Yes, I bike now. It’s disgusting to think just last week I was too lazy to take a free train home from work, and regularly wasted 25 bucks on a cab ‘cus it was easier than crossing the street. It’s a new Paul, and today I stand before you a little more sore and a little more cocky – every time I make it home alive, I feel like a God. But here are the top 3 things I’ve noticed since becoming a regular, full-commute biker.

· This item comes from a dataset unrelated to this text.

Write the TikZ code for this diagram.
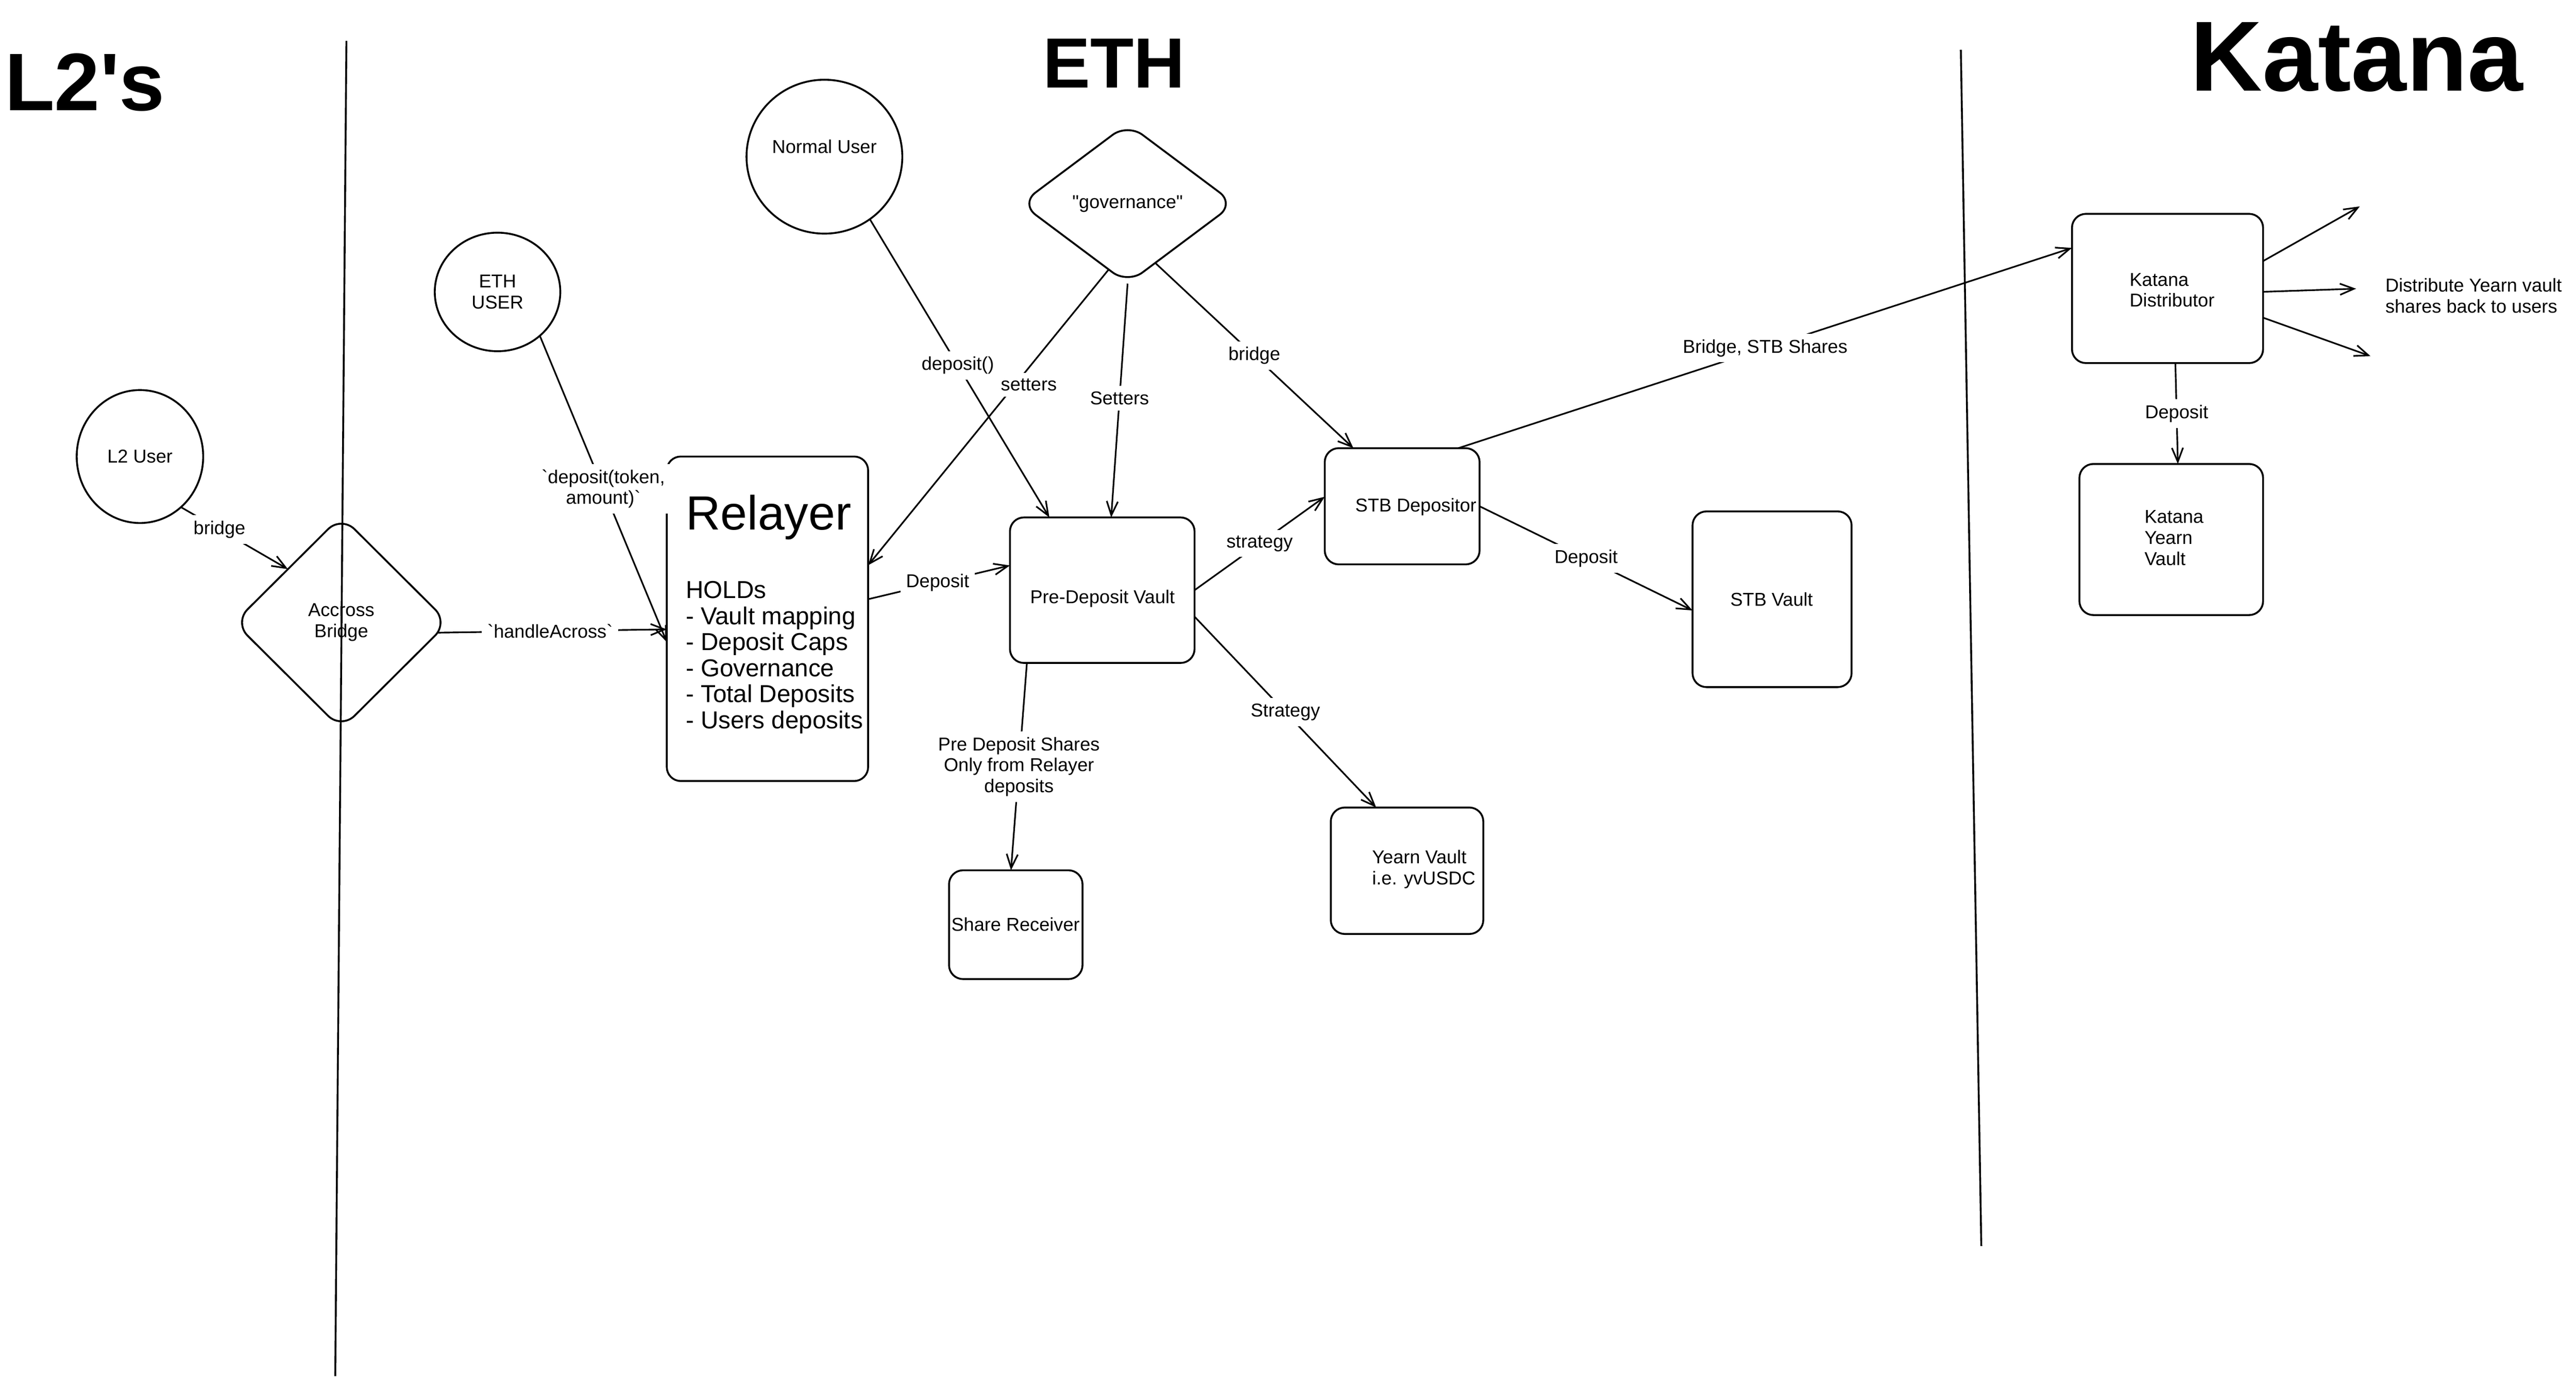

1. Allston smells really weird. You can’t really tell until you get past the Super 88 at Packards Corner. It’s not necessarily a bad weird, so much as a weirdness you can’t place. Is that Thai food or urine? Msg or sewage? Delicious or a diarrhetic? And it changes depending on what time of day it is. Coming down Comm Ave around 1 PM on a Thursday, I smelt something foreign – might’ve been food, might’ve been feces. Is it bad to say that either way it was kind of delicious? Monday night at 9:45, totally BBQ sauce, but quickly morphed into stale tuna. Living in Allston, I’ve never really noticed how different it smells here, but flying into my corner of the city on two wheels after gliding near the river and over the Mass Pike, it hits you like a vat of smelling salt. I can equate the smells of Allston to an expression that defines life’s gifts used by my friend Billy – you could get peaches, could get lunch meat – they’re both great, but you’re never jonesing for the two at once.
2. Not everyone wants to steal my bike! Who knew! Parked that thing at Park Street, the nexus of both the most unorganized T-lines and the cities desperate homeless, left it there for roughly 30 hours, not even a fingerprint! Hah! My bike is an undersized bright red mountainer I got at Target for $65, but I still think it’s a hotty. Chalked that one up to a fluke. Parked it at Kenmore, practically locked it to a kind homeless gentlemen, and it lived to ride Beacon Street yet again. I’m paranoid about lots of things, and this is one I can cross off my list.
3. Mountain bikes are for the mountains, not for Boston. I rode behind my girlfriend and her sick blue street machine the other morning, named Blue, and I was peddling 3 times as much as she was while the distance between us grew exponentially. I’m getting a good workout, but I am going to have unnaturally diesel calves to accompany my unnatural waiters’ shin splints. I’m too cheap to upgrade now, but Red (my ride) will not see the end of summer if I’m going to keep this stuff up.